In the Apostle Peter’s first letter we are reminded that regardless of the level of acceptance we feel or do not feel from the world, our identity is constant—by grace we are a people who belong to God, not to the world. Like the first-century Christians spread out around Asia Minor away from their homeland in heaven, we too are exiles and aliens called to live in a world that is not our home.
While it is true that in our lifetime it has become more antagonistic in our culture to live as holy and set apart for Christ, we are still who God has called us to be. We are still His people, still sorrowful for the fallen world we live in and love, and still called to pray for them and bear witness to the marvelous gospel of Christ.
And so church, over the course of the next year each week we are going to dive deep into this precious book of the Bible. Thoughtfully and eagerly, we’re going to study the entire letter of 1 Peter and explore what all it means to live as God’s chosen people in an unwelcoming land. Our prayer is that God will show us how to properly think, feel, and live.

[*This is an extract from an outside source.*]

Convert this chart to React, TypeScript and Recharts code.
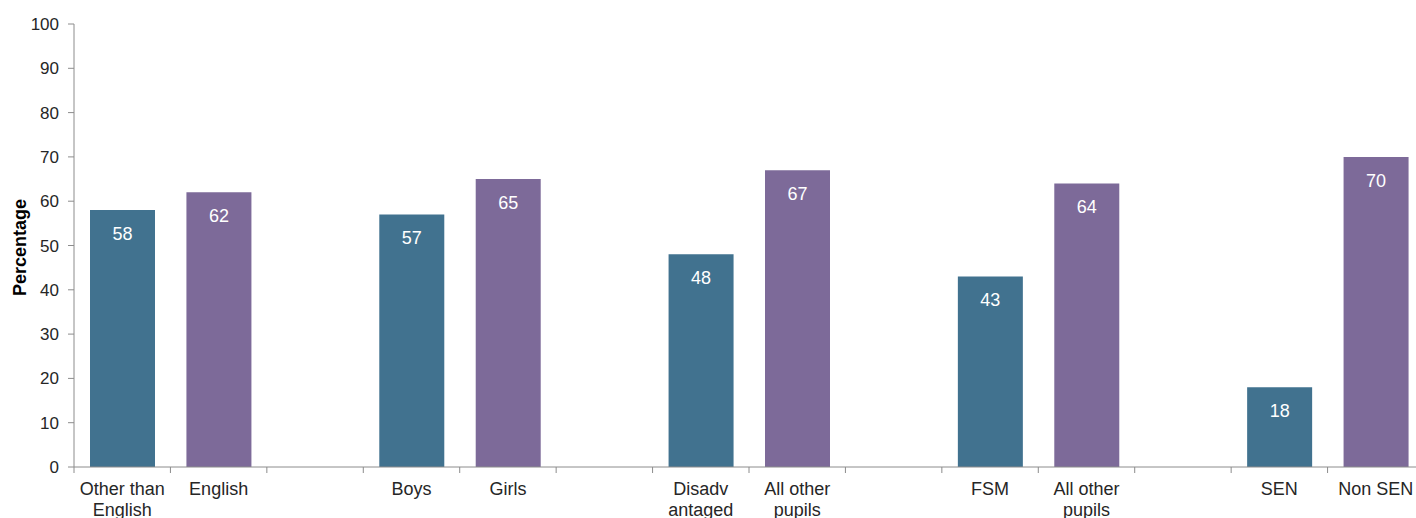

We cannot stress enough how excited we are to come together as a church and hear from the Spirit in this timeless and timely book. Much like the original audience and like the Christians in every time and place until Christ returns, each and every one of us has something to hear from God in 1 Peter.
At The Austin Stone, we want to be a church like Peter hopes for and describes. A people belonging to God, faithfully obeying Him and remaining hopeful while in exile.